July 2, 2008

When audience members attack

Do you ever feel like an audience member is attacking you when they ask challenging questions during your presentation?

Hopefully, your audience doesn't actually try to discredit you or prove you wrong, as a client recently mentioned to me, but sometimes a particular question can provoke a feeling of anger or defensiveness. You might get riled up. You might get ruffled. You might feel confused and uncomfortable.

Take it easy, big guy. Here are some ways to get past that rush of blood to the head and take the tough questions with ease.

1. Anticipate the challenges.

Part of preparing for a presentation is anticipating the possible challenges to your message. You might think that there are some topics that nobody could possibly challenge, but that's never the case.

What are the arguments against your points? Be prepared to back up your facts and your opinions.

2. Don't take it personally.

Just because the person is disagreeing with your ideas or your content, that doesn't mean he has anything against you as a person. Accept the question as being about ideas and nothing more.

3. Don't assume the question is adversarial.

The main point I want to make here is that, just because you perceive a question to be adversarial, doesn't mean it is adversarial.

Give your audience member the benefit of the doubt and assume that he is truly curious and is asking the question with good intentions.

Try reframing the way you look at audience questions, and be prepared for the tough ones, and you'll experience a lot less stress and discomfort at Q&A time.

Here are a couple of articles about dealing with true hecklers:

Heckle Schmeckle

Hecklers: The original backchannel

1 comments. Please add yours! :

Terry Gault said...


Thanks for brining up this point. Every presenter will eventually run into the problem of a tough audience so it is good to be prepared for this.

Here is my method for what I call "stump the chump:"

* Let the person trying to stump you be “the expert”.
“Wow, you really know a lot about this!”
* Engage them with humor and have fun with them.
“Maybe you should be up here delivering this presentation.”
“Let’s check with Bob. He is the expert, after all.”
* Keep a very warm, friendly “interface”. This allows you to maintain control over your state of being and will keep the rest of the audience on your side.
* Play the role of “helpful facilitator.”
“I am just trying to be as helpful as I can be.”
* When the expert / pain-in-the-donkey starts to take you down into the weeds, get the group to help you out.
“Gee, I’d love to talk more about this.
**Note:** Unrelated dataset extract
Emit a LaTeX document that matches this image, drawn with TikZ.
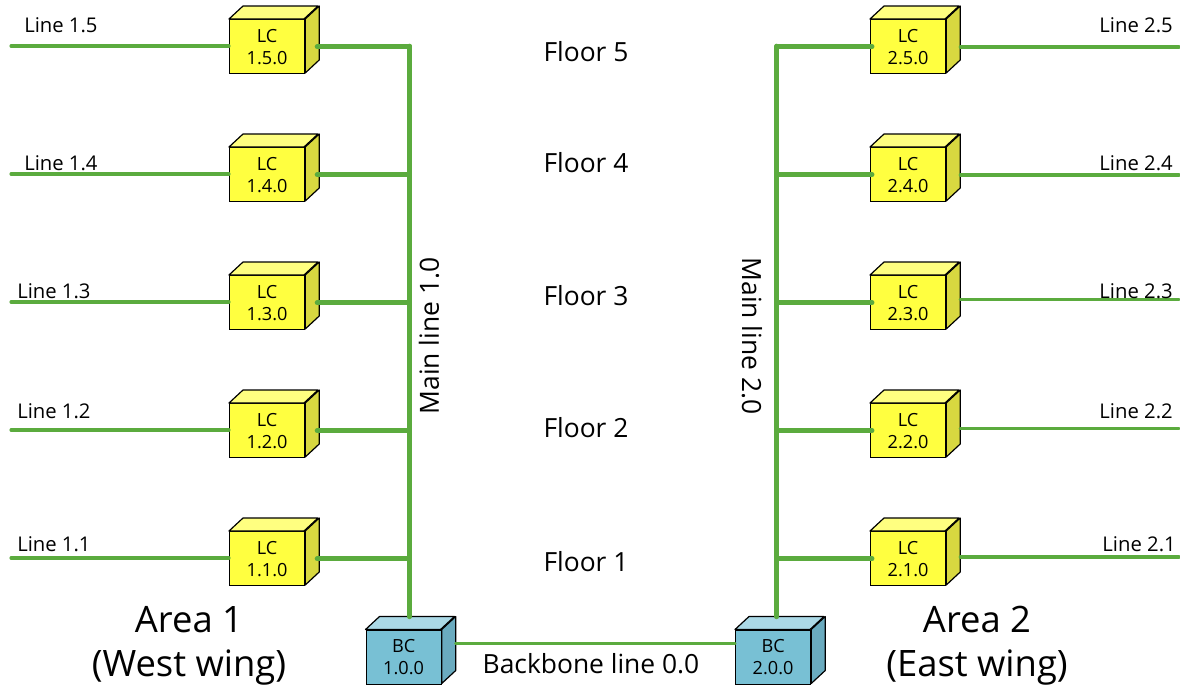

At the same time, I want to make sure that others in the group get what they need from our time together. (To the group) Do we want to dive deeper into this topic right now?”
Then the group can be the bad guy, saying no, while you remain the “helpful facilitator.”
“Bob, I want to make sure that you get what you need. Maybe I can arrange some time to dive into this with you.”
* Let go of the need to be right. After all, do you want to be “right” or do you want to get what you want?

You usually can avoid this situation if you take a few simple rules into account whenever you are asked a question:

• Always take a One-second pause to:
o Honor the question with some thought.
o Give the questioner time to rephrase the question
o Give someone else time to answer the question for you. In that case, you have run no risk at all.
• Repeat / paraphrase / clarify
o Repeat in a large crowd to make sure everyone hears the question.
o Paraphrase when you suspect that you do but are not entirely sure you understand the question.
o Don’t hesitate to ask a clarifying question:
“Why is that a concern for you?”
“How does that impact you?”
“Why is it important to know that?”
“I am a little confused. Can you help me understand the question?”
• Dual eye contact
Look not only at the questioner but the whole audience to
o Keep them involved
o Monitor the behavior of others
• Be responsive
o Be direct – answer the question that was asked.
o Be simple – answer ONLY the question that was asked.
The audience will ask for more, if they want it.
• Parking lot
Take the question offline or tell them you’ll cover it later in the demo / presentation.
• Confirm the answer
o “Does that answer your question?”
o “Does that work for you?”
o “Is that helpful?”

Remaining calm and competent in a difficult situations like these not only boost self-confidence, but can also lead to increased audience appreciation.